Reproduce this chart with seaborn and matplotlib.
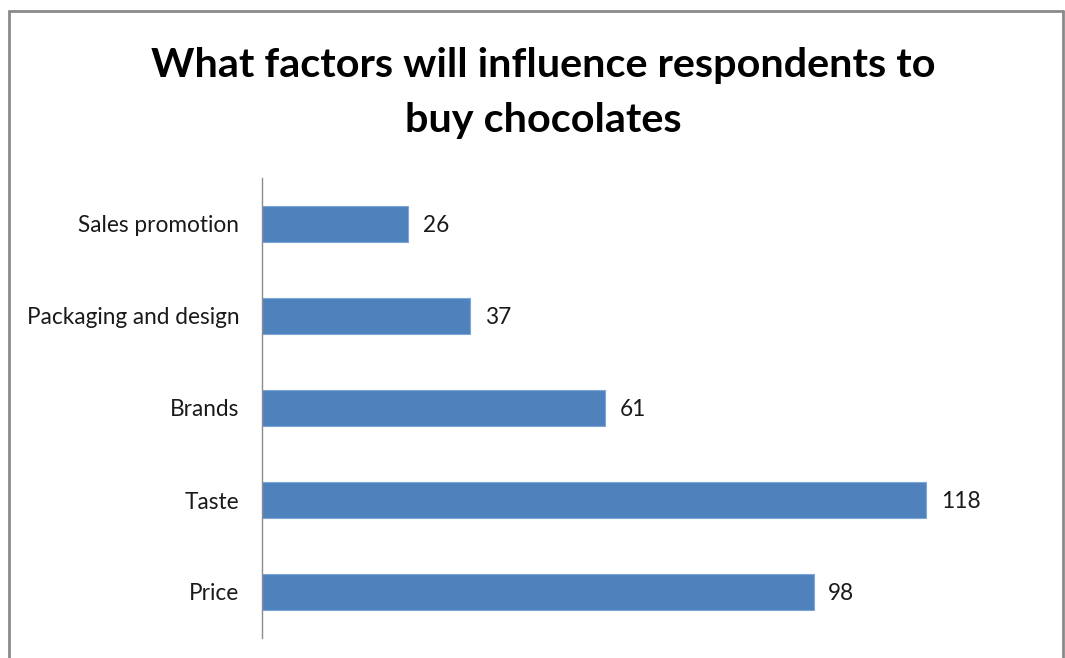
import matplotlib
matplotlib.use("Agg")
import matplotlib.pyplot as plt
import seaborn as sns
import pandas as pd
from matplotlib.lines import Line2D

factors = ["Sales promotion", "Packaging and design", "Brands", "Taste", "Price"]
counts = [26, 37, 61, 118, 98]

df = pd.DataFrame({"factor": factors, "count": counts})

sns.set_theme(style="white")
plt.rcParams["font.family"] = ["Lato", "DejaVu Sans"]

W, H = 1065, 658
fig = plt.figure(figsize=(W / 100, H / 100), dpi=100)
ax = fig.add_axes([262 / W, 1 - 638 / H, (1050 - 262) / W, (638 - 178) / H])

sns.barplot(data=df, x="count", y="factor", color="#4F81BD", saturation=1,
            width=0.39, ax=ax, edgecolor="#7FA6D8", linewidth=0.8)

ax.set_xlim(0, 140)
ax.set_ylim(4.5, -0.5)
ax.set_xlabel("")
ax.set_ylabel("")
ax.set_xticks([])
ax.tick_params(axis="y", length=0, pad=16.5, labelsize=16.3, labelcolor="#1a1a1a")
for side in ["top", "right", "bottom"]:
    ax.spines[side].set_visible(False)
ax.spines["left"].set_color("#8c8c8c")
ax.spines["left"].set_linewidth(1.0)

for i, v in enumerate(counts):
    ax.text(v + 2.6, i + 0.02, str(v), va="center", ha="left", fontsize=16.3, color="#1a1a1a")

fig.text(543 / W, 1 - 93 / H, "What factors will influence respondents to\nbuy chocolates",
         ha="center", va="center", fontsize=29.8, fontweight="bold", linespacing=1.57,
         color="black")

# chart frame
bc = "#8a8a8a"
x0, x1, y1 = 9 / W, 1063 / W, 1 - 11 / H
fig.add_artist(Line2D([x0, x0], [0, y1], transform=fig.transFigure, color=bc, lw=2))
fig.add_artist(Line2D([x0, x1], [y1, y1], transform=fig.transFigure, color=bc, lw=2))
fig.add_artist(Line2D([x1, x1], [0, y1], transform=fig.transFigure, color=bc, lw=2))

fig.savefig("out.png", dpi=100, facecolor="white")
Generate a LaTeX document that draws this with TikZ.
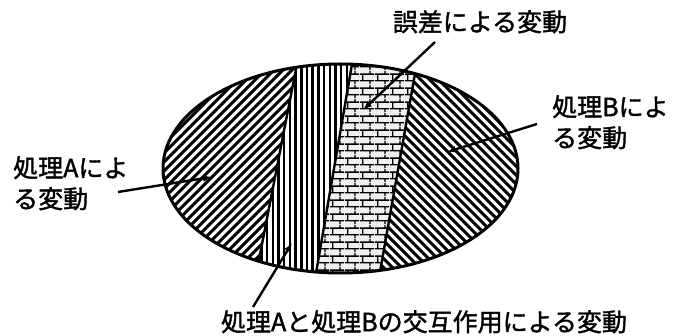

### YOUR INSTRUCTIONS
From the material, report only how many lines include the word "seaborn".

### SOLUTION TO THE PROBLEM
2